Records from a dataset:

----------

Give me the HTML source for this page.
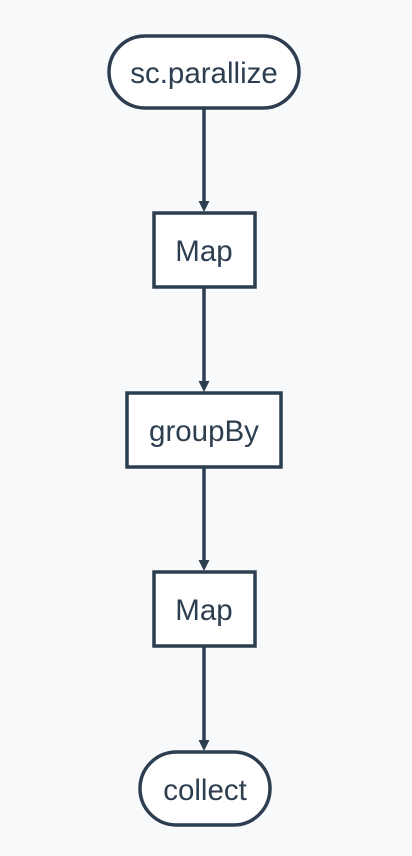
<!DOCTYPE html>
<html><head><style>
html,body{margin:0;padding:0;background:#f8f9fb;}
svg{display:block;}
text{font-family:"Liberation Sans",Arial,sans-serif;font-size:29.5px;fill:#2c3e50;text-anchor:middle;}
</style></head><body>
<svg width="412" height="856" viewBox="0 0 412 856">
<g stroke="#2c3e50" stroke-width="3.5" fill="#fff">
<rect x="109" y="36" width="190" height="72" rx="36"/>
<rect x="154" y="213" width="101" height="74"/>
<rect x="127" y="393" width="154" height="74"/>
<rect x="154" y="572" width="101" height="74"/>
<rect x="140" y="752" width="130" height="73" rx="36.5"/>
</g>
<g stroke="#2c3e50" stroke-width="3.5">
<line x1="204" y1="108" x2="204" y2="202"/>
<line x1="204" y1="287" x2="204" y2="382"/>
<line x1="204" y1="467" x2="204" y2="561"/>
<line x1="204" y1="646" x2="204" y2="741"/>
</g>
<g fill="#2c3e50">
<polygon points="198.5,201 209.5,201 204,212"/>
<polygon points="198.5,381 209.5,381 204,392"/>
<polygon points="198.5,560 209.5,560 204,571"/>
<polygon points="198.5,740 209.5,740 204,751"/>
</g>
<text x="204" y="83">sc.parallize</text>
<text x="204" y="261">Map</text>
<text x="204" y="441">groupBy</text>
<text x="204" y="620">Map</text>
<text x="205" y="800">collect</text>
</svg>
</body></html>
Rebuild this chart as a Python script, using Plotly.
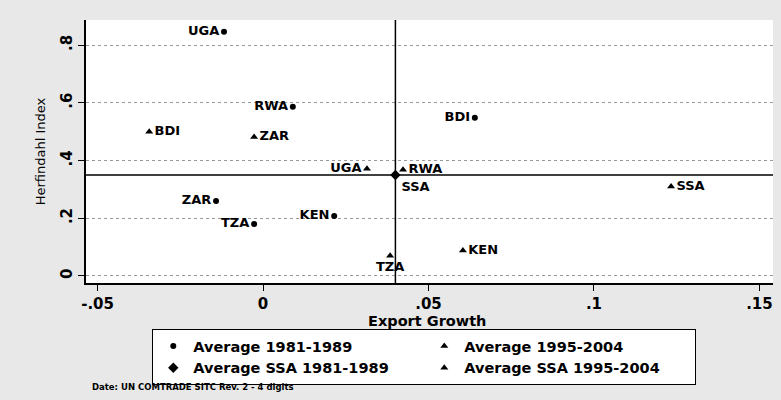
import plotly.graph_objects as go

# Average 1981-1989 (circles)
c81_labels = ["UGA", "RWA", "BDI", "ZAR", "TZA", "KEN"]
c81_x = [-0.0118, 0.009, 0.064, -0.0142, -0.0027, 0.0215]
c81_y = [0.846, 0.586, 0.548, 0.260, 0.180, 0.208]
c81_pos = ["middle left"] * 6

# Average 1995-2004 (triangles)
c95_labels = ["BDI", "ZAR", "UGA", "RWA", "TZA", "KEN"]
c95_x = [-0.0344, -0.0027, 0.0314, 0.0423, 0.0384, 0.0604]
c95_y = [0.500, 0.482, 0.372, 0.368, 0.070, 0.088]
c95_pos = ["middle right", "middle right", "middle left", "middle right", "bottom center", "middle right"]

# SSA averages
ssa81_x, ssa81_y = [0.040], [0.350]
ssa95_x, ssa95_y = [0.1233], [0.310]

x_ticks = [-0.05, 0, 0.05, 0.1, 0.15]
x_ticklabels = ["-.05", "0", ".05", ".1", ".15"]
y_ticks = [0, 0.2, 0.4, 0.6, 0.8]
y_ticklabels = ["0", ".2", ".4", ".6", ".8"]

FONT = "DejaVu Sans, sans-serif"
lbl_font = dict(family=FONT, size=13, color="black", weight="bold")

fig = go.Figure()
fig.add_trace(go.Scatter(
    x=c81_x, y=c81_y, text=c81_labels, textposition=c81_pos,
    mode="markers+text", name="Average 1981-1989",
    marker=dict(symbol="circle", size=6, color="black"),
    textfont=lbl_font))
fig.add_trace(go.Scatter(
    x=c95_x, y=c95_y, text=c95_labels, textposition=c95_pos,
    mode="markers+text", name="Average 1995-2004",
    marker=dict(symbol="triangle-up", size=7, color="black"),
    textfont=lbl_font))
fig.add_trace(go.Scatter(
    x=ssa81_x, y=ssa81_y, text=["SSA"], textposition="bottom right",
    mode="markers+text", name="Average SSA 1981-1989",
    marker=dict(symbol="diamond", size=8, color="black"),
    textfont=lbl_font))
fig.add_trace(go.Scatter(
    x=ssa95_x, y=ssa95_y, text=["SSA"], textposition="middle right",
    mode="markers+text", name="Average SSA 1995-2004",
    marker=dict(symbol="triangle-up", size=7, color="black"),
    textfont=lbl_font))

# reference lines through SSA 1981-1989 average
fig.add_shape(type="line", xref="x", yref="paper", x0=ssa81_x[0], x1=ssa81_x[0], y0=0, y1=1,
              line=dict(color="black", width=1.5))
fig.add_shape(type="line", xref="paper", yref="y", x0=0, x1=1, y0=ssa81_y[0], y1=ssa81_y[0],
              line=dict(color="black", width=1.5))

fig.update_layout(
    width=781, height=400,
    margin=dict(l=86, r=8, t=20, b=117, autoexpand=False),
    paper_bgcolor="#e8e8e8", plot_bgcolor="white",
    font=dict(family=FONT, color="black"),
    showlegend=True,
    legend=dict(
        orientation="h", xref="container", yref="container",
        x=0.195, y=0.1775, xanchor="left", yanchor="top",
        entrywidth=226, entrywidthmode="pixels",
        bgcolor="white", bordercolor="black", borderwidth=1,
        font=dict(family=FONT, size=14.5, color="black", weight="bold"),
        tracegroupgap=0, itemwidth=30,
    ),
    annotations=[
        dict(text="<b>Export Growth</b>", xref="paper", yref="paper",
             x=0.496, y=-0.1445, xanchor="center", yanchor="middle", showarrow=False,
             borderpad=0, font=dict(family=FONT, size=14.5, color="black")),
        dict(text="<b>Date: UN COMTRADE SITC Rev. 2 - 4 digits</b>",
             xref="paper", yref="paper", x=0.006, y=-0.395, xanchor="left", yanchor="middle",
             showarrow=False, font=dict(family=FONT, size=8.5, color="black")),
    ],
)
fig.update_xaxes(
    range=[-0.0535, 0.1541], tickvals=x_ticks, ticktext=x_ticklabels,
    showgrid=False, zeroline=False, showline=True, linecolor="black", linewidth=1.5,
    ticks="outside", ticklen=6, tickcolor="black",
    tickfont=dict(family=FONT, size=15, color="black", weight="bold"),
)
fig.update_yaxes(
    range=[-0.0243, 0.887], tickvals=y_ticks, ticktext=y_ticklabels, tickangle=-90,
    showgrid=True, gridcolor="#999999", griddash="dot", gridwidth=1,
    zeroline=False, showline=True, linecolor="black", linewidth=1.5,
    ticks="outside", ticklen=6, tickcolor="black",
    tickfont=dict(family=FONT, size=15, color="black", weight="bold"),
    title=dict(text="Herfindahl Index", font=dict(family=FONT, size=13, color="black"), standoff=10),
)

fig.write_html("out.html", config={"displayModeBar": False},
               post_script="document.body.style.margin='0';")
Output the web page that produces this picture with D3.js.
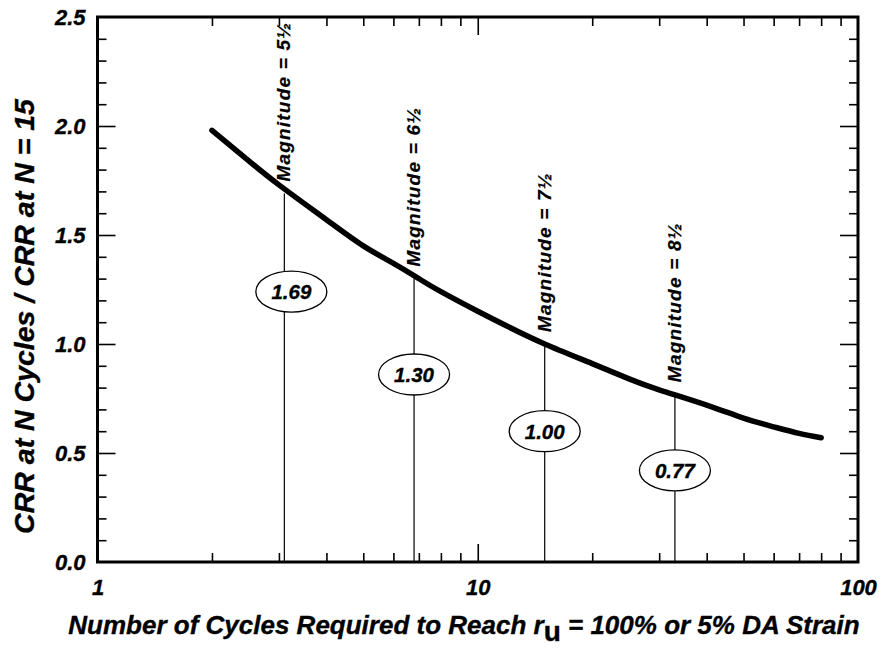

----------

» **Task details**: Write out the records above exactly as they stand, leaving out every picture.

» **Expected answer**:
Give me the HTML source for this page.
<!DOCTYPE html>
<html><head><style>
html,body{margin:0;padding:0;background:#f8f9fb;}
svg{display:block;}
text{font-family:"Liberation Sans",Arial,sans-serif;font-size:29.5px;fill:#2c3e50;text-anchor:middle;}
</style></head><body>
<svg width="412" height="856" viewBox="0 0 412 856">
<g stroke="#2c3e50" stroke-width="3.5" fill="#fff">
<rect x="109" y="36" width="190" height="72" rx="36"/>
<rect x="154" y="213" width="101" height="74"/>
<rect x="127" y="393" width="154" height="74"/>
<rect x="154" y="572" width="101" height="74"/>
<rect x="140" y="752" width="130" height="73" rx="36.5"/>
</g>
<g stroke="#2c3e50" stroke-width="3.5">
<line x1="204" y1="108" x2="204" y2="202"/>
<line x1="204" y1="287" x2="204" y2="382"/>
<line x1="204" y1="467" x2="204" y2="561"/>
<line x1="204" y1="646" x2="204" y2="741"/>
</g>
<g fill="#2c3e50">
<polygon points="198.5,201 209.5,201 204,212"/>
<polygon points="198.5,381 209.5,381 204,392"/>
<polygon points="198.5,560 209.5,560 204,571"/>
<polygon points="198.5,740 209.5,740 204,751"/>
</g>
<text x="204" y="83">sc.parallize</text>
<text x="204" y="261">Map</text>
<text x="204" y="441">groupBy</text>
<text x="204" y="620">Map</text>
<text x="205" y="800">collect</text>
</svg>
</body></html>
Rebuild this chart as a Python script, using Plotly.
import plotly.graph_objects as go

# Average 1981-1989 (circles)
c81_labels = ["UGA", "RWA", "BDI", "ZAR", "TZA", "KEN"]
c81_x = [-0.0118, 0.009, 0.064, -0.0142, -0.0027, 0.0215]
c81_y = [0.846, 0.586, 0.548, 0.260, 0.180, 0.208]
c81_pos = ["middle left"] * 6

# Average 1995-2004 (triangles)
c95_labels = ["BDI", "ZAR", "UGA", "RWA", "TZA", "KEN"]
c95_x = [-0.0344, -0.0027, 0.0314, 0.0423, 0.0384, 0.0604]
c95_y = [0.500, 0.482, 0.372, 0.368, 0.070, 0.088]
c95_pos = ["middle right", "middle right", "middle left", "middle right", "bottom center", "middle right"]

# SSA averages
ssa81_x, ssa81_y = [0.040], [0.350]
ssa95_x, ssa95_y = [0.1233], [0.310]

x_ticks = [-0.05, 0, 0.05, 0.1, 0.15]
x_ticklabels = ["-.05", "0", ".05", ".1", ".15"]
y_ticks = [0, 0.2, 0.4, 0.6, 0.8]
y_ticklabels = ["0", ".2", ".4", ".6", ".8"]

FONT = "DejaVu Sans, sans-serif"
lbl_font = dict(family=FONT, size=13, color="black", weight="bold")

fig = go.Figure()
fig.add_trace(go.Scatter(
    x=c81_x, y=c81_y, text=c81_labels, textposition=c81_pos,
    mode="markers+text", name="Average 1981-1989",
    marker=dict(symbol="circle", size=6, color="black"),
    textfont=lbl_font))
fig.add_trace(go.Scatter(
    x=c95_x, y=c95_y, text=c95_labels, textposition=c95_pos,
    mode="markers+text", name="Average 1995-2004",
    marker=dict(symbol="triangle-up", size=7, color="black"),
    textfont=lbl_font))
fig.add_trace(go.Scatter(
    x=ssa81_x, y=ssa81_y, text=["SSA"], textposition="bottom right",
    mode="markers+text", name="Average SSA 1981-1989",
    marker=dict(symbol="diamond", size=8, color="black"),
    textfont=lbl_font))
fig.add_trace(go.Scatter(
    x=ssa95_x, y=ssa95_y, text=["SSA"], textposition="middle right",
    mode="markers+text", name="Average SSA 1995-2004",
    marker=dict(symbol="triangle-up", size=7, color="black"),
    textfont=lbl_font))

# reference lines through SSA 1981-1989 average
fig.add_shape(type="line", xref="x", yref="paper", x0=ssa81_x[0], x1=ssa81_x[0], y0=0, y1=1,
              line=dict(color="black", width=1.5))
fig.add_shape(type="line", xref="paper", yref="y", x0=0, x1=1, y0=ssa81_y[0], y1=ssa81_y[0],
              line=dict(color="black", width=1.5))

fig.update_layout(
    width=781, height=400,
    margin=dict(l=86, r=8, t=20, b=117, autoexpand=False),
    paper_bgcolor="#e8e8e8", plot_bgcolor="white",
    font=dict(family=FONT, color="black"),
    showlegend=True,
    legend=dict(
        orientation="h", xref="container", yref="container",
        x=0.195, y=0.1775, xanchor="left", yanchor="top",
        entrywidth=226, entrywidthmode="pixels",
        bgcolor="white", bordercolor="black", borderwidth=1,
        font=dict(family=FONT, size=14.5, color="black", weight="bold"),
        tracegroupgap=0, itemwidth=30,
    ),
    annotations=[
        dict(text="<b>Export Growth</b>", xref="paper", yref="paper",
             x=0.496, y=-0.1445, xanchor="center", yanchor="middle", showarrow=False,
             borderpad=0, font=dict(family=FONT, size=14.5, color="black")),
        dict(text="<b>Date: UN COMTRADE SITC Rev. 2 - 4 digits</b>",
             xref="paper", yref="paper", x=0.006, y=-0.395, xanchor="left", yanchor="middle",
             showarrow=False, font=dict(family=FONT, size=8.5, color="black")),
    ],
)
fig.update_xaxes(
    range=[-0.0535, 0.1541], tickvals=x_ticks, ticktext=x_ticklabels,
    showgrid=False, zeroline=False, showline=True, linecolor="black", linewidth=1.5,
    ticks="outside", ticklen=6, tickcolor="black",
    tickfont=dict(family=FONT, size=15, color="black", weight="bold"),
)
fig.update_yaxes(
    range=[-0.0243, 0.887], tickvals=y_ticks, ticktext=y_ticklabels, tickangle=-90,
    showgrid=True, gridcolor="#999999", griddash="dot", gridwidth=1,
    zeroline=False, showline=True, linecolor="black", linewidth=1.5,
    ticks="outside", ticklen=6, tickcolor="black",
    tickfont=dict(family=FONT, size=15, color="black", weight="bold"),
    title=dict(text="Herfindahl Index", font=dict(family=FONT, size=13, color="black"), standoff=10),
)

fig.write_html("out.html", config={"displayModeBar": False},
               post_script="document.body.style.margin='0';")
Output the web page that produces this picture with D3.js.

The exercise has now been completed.